NVIDIA Tesla K20/K20M Cooling Fan Duct
Description
Cooling fan duct for the NVIDIA Tesla K20/K20M series graphics card adapting (2x) 40mm cooling fans in a relatively compact design. While building a new media server and virtualization machine I wanted to add a little extra power for transcoding and computation, but with graphics cards being as crazy as they are, I turned to the Tesla line. These K20M cards are pretty easy to find for reasonable prices, and still have some good life and purpose left in them.

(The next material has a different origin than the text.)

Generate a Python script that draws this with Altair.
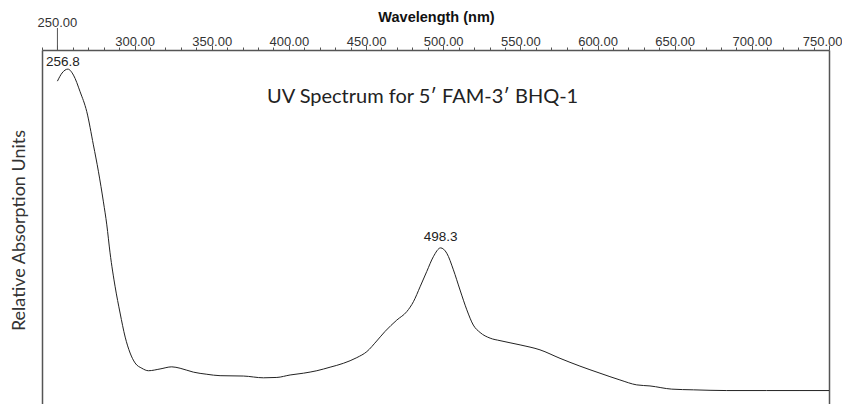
import altair as alt
import pandas as pd

# Spectrum trace (wavelength nm, relative absorbance 0-1)
wavelength = [250.0, 253.0, 256.8, 260.4, 264.7, 269.0, 273.3, 276.6, 279.8, 282.0,
              284.1, 287.4, 290.6, 293.9, 297.1, 300.3, 304.7, 309.0, 316.5, 324.1,
              329.5, 338.1, 346.8, 355.4, 370.5, 383.5, 392.2, 400.8, 409.4, 418.1,
              426.7, 435.3, 444.0, 450.5, 456.9, 462.3, 469.9, 476.4, 480.7, 485.0,
              489.3, 493.6, 498.3, 502.3, 506.6, 510.9, 515.3, 519.5, 523.9, 530.4,
              536.8, 549.8, 562.7, 575.7, 588.6, 601.6, 614.5, 625.4, 634.0, 648.1,
              662.1, 683.7, 709.6, 731.2, 750.0]
absorbance = [0.912, 0.935, 0.946, 0.929, 0.882, 0.826, 0.732, 0.656, 0.571, 0.506,
              0.427, 0.331, 0.257, 0.189, 0.144, 0.116, 0.101, 0.094, 0.099, 0.105,
              0.101, 0.090, 0.084, 0.080, 0.079, 0.074, 0.075, 0.082, 0.087, 0.094,
              0.104, 0.115, 0.131, 0.148, 0.178, 0.205, 0.237, 0.261, 0.289, 0.331,
              0.374, 0.416, 0.441, 0.426, 0.379, 0.322, 0.266, 0.223, 0.202, 0.186,
              0.179, 0.167, 0.153, 0.129, 0.107, 0.087, 0.068, 0.054, 0.051, 0.042,
              0.040, 0.038, 0.038, 0.038, 0.038]

peak1_wl = [256.8]
peak1_abs = [0.946]
peak1_text = ["256.8"]
peak2_wl = [498.3]
peak2_abs = [0.441]
peak2_text = ["498.3"]

start_tick = [250]
start_text = ["250.00"]
tick_values = list(range(240, 751, 10))

df = pd.DataFrame({"wl": wavelength, "abs": absorbance})
p1 = pd.DataFrame({"wl": peak1_wl, "abs": peak1_abs, "label": peak1_text})
p2 = pd.DataFrame({"wl": peak2_wl, "abs": peak2_abs, "label": peak2_text})
st = pd.DataFrame({"wl": start_tick, "label": start_text})

xscale = alt.Scale(domain=[240, 750], nice=False, zero=False)
yscale = alt.Scale(domain=[0, 1], nice=False, zero=False)

x_axis = alt.Axis(
    orient="top",
    values=tick_values,
    labelExpr="datum.value % 50 == 0 && datum.value != 250 ? format(datum.value, '.2f') : ''",
    labelFont="Liberation Sans",
    labelFontSize=13,
    labelColor="#333333",
    labelPadding=-3,
    labelOverlap=False,
    labelFlush=True,
    labelFlushOffset=13,
    tickColor="#555555",
    tickWidth=1,
    tickSize={"condition": {"test": "datum.value % 50 == 0", "value": 5}, "value": 3},
    domainColor="#555555",
    domainWidth=1.5,
    grid=False,
    title="Wavelength (nm)",
    titleFont="Liberation Sans",
    titleFontSize=14.5,
    titleFontWeight="bold",
    titleColor="#111111",
    titleX=394,
    titleY=-29,
    titleAlign="center",
    titleBaseline="alphabetic",
    titleAngle=0,
)

y_left = alt.Axis(
    orient="left",
    labels=False,
    ticks=False,
    grid=False,
    domainColor="#555555",
    domainWidth=1.5,
    title="Relative Absorption Units",
    titleFont="Lato",
    titleFontSize=18,
    titleFontWeight="normal",
    titleColor="#333333",
    titleAngle=-90,
    titleX=-23,
    titleY=180,
    titleAlign="center",
    titleBaseline="middle",
)

y_right = alt.Axis(
    orient="right",
    labels=False,
    ticks=False,
    grid=False,
    domainColor="#555555",
    domainWidth=1.5,
    title=None,
)

X = alt.X("wl:Q", scale=xscale, axis=x_axis)

line = alt.Chart(df).mark_line(color="#222222", strokeWidth=1, interpolate="monotone").encode(
    x=X,
    y=alt.Y("abs:Q", scale=yscale, axis=y_left),
)

label1 = alt.Chart(p1).mark_text(
    font="Liberation Sans", fontSize=13.5, color="#222222", baseline="bottom", dy=0, dx=-5
).encode(
    x=X,
    y=alt.Y("abs:Q", scale=yscale, axis=y_right),
    text="label:N",
)

label2 = alt.Chart(p2).mark_text(
    font="Liberation Sans", fontSize=13.5, color="#222222", baseline="bottom", dy=-4
).encode(
    x=X,
    y=alt.Y("abs:Q", scale=yscale, axis=None),
    text="label:N",
)

# long tick above the axis marking the 250 nm start, with its raised label
start = alt.Chart(st).mark_rule(color="#555555", strokeWidth=1).encode(
    x=X,
    y=alt.value(0),
    y2=alt.value(-22),
)
start_label = alt.Chart(st).mark_text(
    font="Liberation Sans", fontSize=13, color="#333333", baseline="alphabetic"
).encode(
    x=X,
    y=alt.value(-23),
    text="label:N",
)

chart = alt.layer(line, label1, label2, start, start_label).resolve_axis(y="independent").properties(
    width=787,
    height=354,
    autosize=alt.AutoSizeParams(type="none"),
    padding={"left": 34, "top": 42, "right": 13, "bottom": 0},
    title=alt.TitleParams(
        "UV Spectrum for 5\u2032 FAM-3\u2032 BHQ-1",
        font="Lato",
        fontSize=20,
        fontWeight="normal",
        color="#222222",
        anchor="start",
        frame="group",
        orient="top",
        offset=0,
        dx=225,
        dy=98,
    ),
).configure_view(stroke=None).configure(background="white")

chart.save("out.html", embed_options={"renderer": "svg", "actions": False})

The K20M however is inherently a passive cooled card as the workstations and servers they lived in had heavy duty cooling pushing through the chassis, which is what led me to create this cooling fan duct for mine. I am certainly not the first to create this, and there are designs out there for other models which gave me the inspiration. I printed mine with eSUN PLA material on my Creality Ender 5 Pro which came out quite nice on the first print. I tend to print at 198c with a 58c heated bed. I'm using the Hero Me Gen5 (found here on Thingiverse) cooling system with dual radial fans so I only cool at about 50%. And if you're curious, I tend to use a 3.2mm retraction at 45mm/s and see pretty minimal stringing or garbage piling up on the silicone boot. Using a layer height of 0.12mm, a 0.4mm nozzle, and print speed of 65mm/s, it took just over 7 hours to print. You could easily use a 0.2mm layer height, or faster print speed, if you wanted to reduce that time - for my machine it just seems to be the sweet spot for smooth edges and surfaces. For supports, I chose the "Everywhere" option in Cura which will make sense why in the next section. I prefer to orient this piece with the fan mounts facing down as it is the widest part of the print for the most stability on the bed. Depending on your overhang settings this will print supports from the bed up the interior of the duct to support the cable bump, and from the side of the duct to support the screw mount plate. I haven't tested this out yet, but it does look as though it may be possible to have multiple cards stacked together and still make use of this adapter. I'm currently waiting for new PCIe riser cards to come in which may allow me to test this theory. Cheer!